NVIDIA G-Sync: Death of the Refresh Rate
Our Legacys Influence
We are often creatures of habit. Change is hard. And often times legacy systems that have been in place for a very long time can shift and determine the angle at which we attack new problems. This happens in the world of computer technology but also outside the walls of silicon and the results can be dangerous inefficiencies that threaten to limit our advancement in those areas. Often our need to adapt new technologies to existing infrastructure can be blamed for stagnant development.
Take the development of the phone as an example. The pulse based phone system and the rotary dial slowed the implementation of touch dial phones and forced manufacturers to include switches to select between pulse and tone based dialing options on phones for decades.
Perhaps a more substantial example is that of the railroad system that has based the track gauge (width between the rails) on the transportation methods that existed before the birth of Christ. Horse drawn carriages pulled by two horses had an axle gap of 4 feet 8 inches in the 1800s and thus the first railroads in the US were built with a track gauge of 4 feet 8 inches. Today, the standard rail track gauge remains 4 feet 8 inches despite the fact that a wider gauge would allow for more stability of larger cargo loads and allow for higher speed vehicles. But the cost of updating the existing infrastructure around the world would be so cost prohibitive that it is likely we will remain with that outdated standard.
What does this have to do with PC hardware and why am I giving you an abbreviated history lesson? There are clearly some examples of legacy infrastructure limiting our advancement in hardware development. Solid state drives are held back by the current SATA based storage interface though we are seeing movements to faster interconnects like PCI Express to alleviate this. Some compute tasks are limited by the “infrastructure” of standard x86 processor cores and the move to GPU compute has changed the direction of these workloads dramatically.
There is another area of technology that could be improved if we could just move past an existing way of doing things. Displays.

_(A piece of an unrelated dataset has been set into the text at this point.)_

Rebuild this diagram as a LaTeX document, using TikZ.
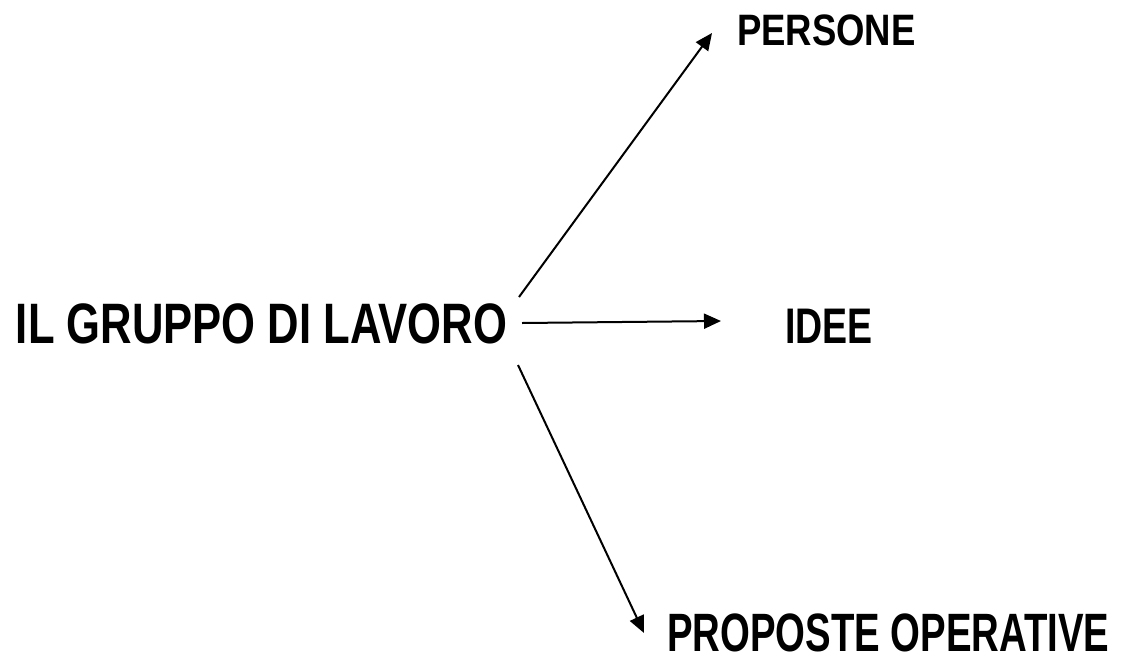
\documentclass[tikz,border=0pt]{standalone}
\usepackage{fontspec}
\setmainfont{Liberation Sans}
\usetikzlibrary{arrows.meta}
\newcommand{\lbltxt}[3]{\scalebox{#2}[1]{\fontsize{#1}{#1}\selectfont\bfseries #3}}
\begin{document}
\begin{tikzpicture}[x=1pt,y=-1pt,
  lbl/.style={anchor=base west,inner sep=0pt,outer sep=0pt},
  conn/.style={line width=2pt,-{Triangle[length=17pt,width=15pt]}}]
\useasboundingbox[fill=white] (0,0) rectangle (1124,654);
\node[lbl] (main) at (16,343) {\lbltxt{57pt}{0.765}{IL GRUPPO DI LAVORO}};
\node[lbl] (persone) at (737,45) {\lbltxt{44pt}{0.83}{PERSONE}};
\node[lbl] (idee) at (785,343) {\lbltxt{50pt}{0.75}{IDEE}};
\node[lbl] (prop) at (667,651) {\lbltxt{54pt}{0.71}{PROPOSTE OPERATIVE}};
\coordinate (s1) at (519,297);
\coordinate (e1) at (712,33);
\coordinate (s2) at (522,323);
\coordinate (e2) at (721,321);
\coordinate (s3) at (518,365);
\coordinate (e3) at (644,633);
\draw[conn] (s1) -- (e1);
\draw[conn] (s2) -- (e2);
\draw[conn] (s3) -- (e3);
\end{tikzpicture}
\end{document}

Development of the CRT and the Refresh Rate
The very first CRT (cathode ray tube) was built in Germany in 1897 but it took a Russian scientist named Boris Rosing in 1907 to first draw simple shapes on a screen that would lead to the creation of the television and the monitor. 1934 saw the first commercially available electronic televisions with cathode ray tubes by Telefunken in Germany.
Image source: CircuitsToday
A CRT TV or monitor produces an image on a fluorescent screen with the use of a set of electron guns that accelerate and excite different color phosphors (red, green and blue most often). The guns move in a fixed and systematic pattern that is called a raster from left to right and from top to bottom (as you face the display) in order to draw the image provided by a graphics controller on the screen.
CRT displays were built around a refresh rate, otherwise known as the scan rate, which represents the speed of the electron guns ability to draw a complete image from top to bottom on the screen and then relocate back to the starting position (top left). All kinds of devices have a refresh rate – CRTs, LCDs, movie projectors, etc. On CRT monitors, a faster refresh rate resulted in reduced screen flicker and reduced eye strain for users. Screen flicker is the result of the eye being able to witness the phosphors going dark before the next “scan” that activates them. The faster the monitor could update the image and keep the phosphors illuminated, the less likely you were to see flickering.
Image source: Wikipedia
What may not be common knowledge is why refresh rates were set to the speeds they are most commonly built at. In the 1920s as TVs were first being produced it became obvious that running vacuum tube hardware at anything other than a multiple of the AC line frequency coming into a home was problematic. AC powers lines run at 60 Hz in the US and 50 Hz in Europe – starting to sound familiar? By running a TV at 60 Hz in the US manufacturers of televisions could prevent moving horizontal bands of noise that were caused by power supply ripple.
An entire industry was built around the 60 Hz (and 50 Hz in Europe) refresh rates which has caused numerous other problems in video. Films are recorded at 24 frames per second most of the time which is not an easy multiple of the 60 Hz refresh rate, introducing the need for technologies like telecine and 3:2 pulldown to match up rates. Many readers will likely remember uneven, jittering movement of movies being played back on TV – these rate match problems are the reason why.